### [DATA PROVIDED]
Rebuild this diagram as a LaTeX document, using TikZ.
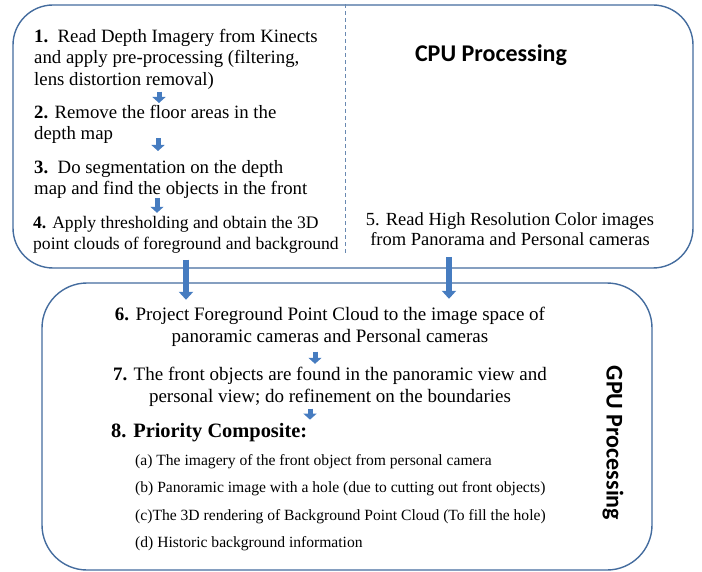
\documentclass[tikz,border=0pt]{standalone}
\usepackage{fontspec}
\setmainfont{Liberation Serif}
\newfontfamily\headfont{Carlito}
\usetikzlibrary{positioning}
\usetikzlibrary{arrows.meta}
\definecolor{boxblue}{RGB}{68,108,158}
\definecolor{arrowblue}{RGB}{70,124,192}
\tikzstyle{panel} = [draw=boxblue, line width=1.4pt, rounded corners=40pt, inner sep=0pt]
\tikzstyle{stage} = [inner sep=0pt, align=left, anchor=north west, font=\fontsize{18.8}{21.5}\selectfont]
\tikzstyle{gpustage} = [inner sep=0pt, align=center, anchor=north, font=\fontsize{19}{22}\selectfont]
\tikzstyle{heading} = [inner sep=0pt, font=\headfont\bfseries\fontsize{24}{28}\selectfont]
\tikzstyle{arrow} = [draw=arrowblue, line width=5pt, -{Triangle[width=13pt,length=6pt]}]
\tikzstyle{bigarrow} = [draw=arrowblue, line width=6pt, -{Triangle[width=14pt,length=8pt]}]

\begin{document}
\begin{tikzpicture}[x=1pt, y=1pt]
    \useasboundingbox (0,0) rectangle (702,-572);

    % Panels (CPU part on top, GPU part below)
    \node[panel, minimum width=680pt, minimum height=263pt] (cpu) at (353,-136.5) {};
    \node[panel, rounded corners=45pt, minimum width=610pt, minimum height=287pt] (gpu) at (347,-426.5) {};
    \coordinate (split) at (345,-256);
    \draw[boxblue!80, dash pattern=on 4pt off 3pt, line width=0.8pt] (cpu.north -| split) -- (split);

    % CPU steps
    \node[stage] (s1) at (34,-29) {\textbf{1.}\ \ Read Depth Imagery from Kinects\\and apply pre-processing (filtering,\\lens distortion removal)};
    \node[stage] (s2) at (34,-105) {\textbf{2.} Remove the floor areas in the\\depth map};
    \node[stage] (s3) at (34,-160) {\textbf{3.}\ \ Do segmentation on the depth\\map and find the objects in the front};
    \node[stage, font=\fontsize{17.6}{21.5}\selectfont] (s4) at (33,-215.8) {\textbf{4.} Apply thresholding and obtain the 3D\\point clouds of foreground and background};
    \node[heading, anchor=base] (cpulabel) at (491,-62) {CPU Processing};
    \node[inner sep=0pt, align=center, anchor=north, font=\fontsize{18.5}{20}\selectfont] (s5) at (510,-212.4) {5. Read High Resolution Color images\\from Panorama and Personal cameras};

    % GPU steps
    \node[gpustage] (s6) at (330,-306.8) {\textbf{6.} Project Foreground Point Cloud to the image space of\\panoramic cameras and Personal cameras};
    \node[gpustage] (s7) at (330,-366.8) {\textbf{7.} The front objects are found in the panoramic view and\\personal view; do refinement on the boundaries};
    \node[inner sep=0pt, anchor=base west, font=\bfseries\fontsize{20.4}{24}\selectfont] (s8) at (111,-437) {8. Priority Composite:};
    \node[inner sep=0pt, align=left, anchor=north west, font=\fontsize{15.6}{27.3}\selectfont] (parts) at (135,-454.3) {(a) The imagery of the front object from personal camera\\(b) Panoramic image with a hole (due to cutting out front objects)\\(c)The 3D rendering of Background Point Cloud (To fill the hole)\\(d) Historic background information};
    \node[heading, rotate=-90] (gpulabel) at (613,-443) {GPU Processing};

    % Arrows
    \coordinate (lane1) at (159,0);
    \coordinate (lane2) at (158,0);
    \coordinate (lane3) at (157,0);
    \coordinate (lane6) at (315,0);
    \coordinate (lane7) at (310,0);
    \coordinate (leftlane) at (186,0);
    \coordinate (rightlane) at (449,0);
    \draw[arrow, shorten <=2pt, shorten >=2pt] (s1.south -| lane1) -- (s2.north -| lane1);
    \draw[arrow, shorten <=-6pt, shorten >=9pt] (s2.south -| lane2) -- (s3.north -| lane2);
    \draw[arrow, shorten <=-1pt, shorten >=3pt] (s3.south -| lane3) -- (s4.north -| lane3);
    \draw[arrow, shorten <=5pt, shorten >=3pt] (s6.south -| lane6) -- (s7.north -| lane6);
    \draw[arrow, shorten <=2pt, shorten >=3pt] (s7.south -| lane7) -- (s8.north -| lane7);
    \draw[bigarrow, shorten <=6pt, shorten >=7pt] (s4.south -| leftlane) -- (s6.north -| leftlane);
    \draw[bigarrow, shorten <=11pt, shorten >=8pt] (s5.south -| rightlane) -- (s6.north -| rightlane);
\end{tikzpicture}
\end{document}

### [DO THIS]
Repeat the material above verbatim. Leave the pictures behind.

### [THE RESPONSE]
Rebuild this diagram as a LaTeX document, using TikZ.
\documentclass[tikz,border=0pt]{standalone}
\usepackage{fontspec}
\setmainfont{Liberation Serif}
\newfontfamily\headfont{Carlito}
\usetikzlibrary{positioning}
\usetikzlibrary{arrows.meta}
\definecolor{boxblue}{RGB}{68,108,158}
\definecolor{arrowblue}{RGB}{70,124,192}
\tikzstyle{panel} = [draw=boxblue, line width=1.4pt, rounded corners=40pt, inner sep=0pt]
\tikzstyle{stage} = [inner sep=0pt, align=left, anchor=north west, font=\fontsize{18.8}{21.5}\selectfont]
\tikzstyle{gpustage} = [inner sep=0pt, align=center, anchor=north, font=\fontsize{19}{22}\selectfont]
\tikzstyle{heading} = [inner sep=0pt, font=\headfont\bfseries\fontsize{24}{28}\selectfont]
\tikzstyle{arrow} = [draw=arrowblue, line width=5pt, -{Triangle[width=13pt,length=6pt]}]
\tikzstyle{bigarrow} = [draw=arrowblue, line width=6pt, -{Triangle[width=14pt,length=8pt]}]

\begin{document}
\begin{tikzpicture}[x=1pt, y=1pt]
    \useasboundingbox (0,0) rectangle (702,-572);

    % Panels (CPU part on top, GPU part below)
    \node[panel, minimum width=680pt, minimum height=263pt] (cpu) at (353,-136.5) {};
    \node[panel, rounded corners=45pt, minimum width=610pt, minimum height=287pt] (gpu) at (347,-426.5) {};
    \coordinate (split) at (345,-256);
    \draw[boxblue!80, dash pattern=on 4pt off 3pt, line width=0.8pt] (cpu.north -| split) -- (split);

    % CPU steps
    \node[stage] (s1) at (34,-29) {\textbf{1.}\ \ Read Depth Imagery from Kinects\\and apply pre-processing (filtering,\\lens distortion removal)};
    \node[stage] (s2) at (34,-105) {\textbf{2.} Remove the floor areas in the\\depth map};
    \node[stage] (s3) at (34,-160) {\textbf{3.}\ \ Do segmentation on the depth\\map and find the objects in the front};
    \node[stage, font=\fontsize{17.6}{21.5}\selectfont] (s4) at (33,-215.8) {\textbf{4.} Apply thresholding and obtain the 3D\\point clouds of foreground and background};
    \node[heading, anchor=base] (cpulabel) at (491,-62) {CPU Processing};
    \node[inner sep=0pt, align=center, anchor=north, font=\fontsize{18.5}{20}\selectfont] (s5) at (510,-212.4) {5. Read High Resolution Color images\\from Panorama and Personal cameras};

    % GPU steps
    \node[gpustage] (s6) at (330,-306.8) {\textbf{6.} Project Foreground Point Cloud to the image space of\\panoramic cameras and Personal cameras};
    \node[gpustage] (s7) at (330,-366.8) {\textbf{7.} The front objects are found in the panoramic view and\\personal view; do refinement on the boundaries};
    \node[inner sep=0pt, anchor=base west, font=\bfseries\fontsize{20.4}{24}\selectfont] (s8) at (111,-437) {8. Priority Composite:};
    \node[inner sep=0pt, align=left, anchor=north west, font=\fontsize{15.6}{27.3}\selectfont] (parts) at (135,-454.3) {(a) The imagery of the front object from personal camera\\(b) Panoramic image with a hole (due to cutting out front objects)\\(c)The 3D rendering of Background Point Cloud (To fill the hole)\\(d) Historic background information};
    \node[heading, rotate=-90] (gpulabel) at (613,-443) {GPU Processing};

    % Arrows
    \coordinate (lane1) at (159,0);
    \coordinate (lane2) at (158,0);
    \coordinate (lane3) at (157,0);
    \coordinate (lane6) at (315,0);
    \coordinate (lane7) at (310,0);
    \coordinate (leftlane) at (186,0);
    \coordinate (rightlane) at (449,0);
    \draw[arrow, shorten <=2pt, shorten >=2pt] (s1.south -| lane1) -- (s2.north -| lane1);
    \draw[arrow, shorten <=-6pt, shorten >=9pt] (s2.south -| lane2) -- (s3.north -| lane2);
    \draw[arrow, shorten <=-1pt, shorten >=3pt] (s3.south -| lane3) -- (s4.north -| lane3);
    \draw[arrow, shorten <=5pt, shorten >=3pt] (s6.south -| lane6) -- (s7.north -| lane6);
    \draw[arrow, shorten <=2pt, shorten >=3pt] (s7.south -| lane7) -- (s8.north -| lane7);
    \draw[bigarrow, shorten <=6pt, shorten >=7pt] (s4.south -| leftlane) -- (s6.north -| leftlane);
    \draw[bigarrow, shorten <=11pt, shorten >=8pt] (s5.south -| rightlane) -- (s6.north -| rightlane);
\end{tikzpicture}
\end{document}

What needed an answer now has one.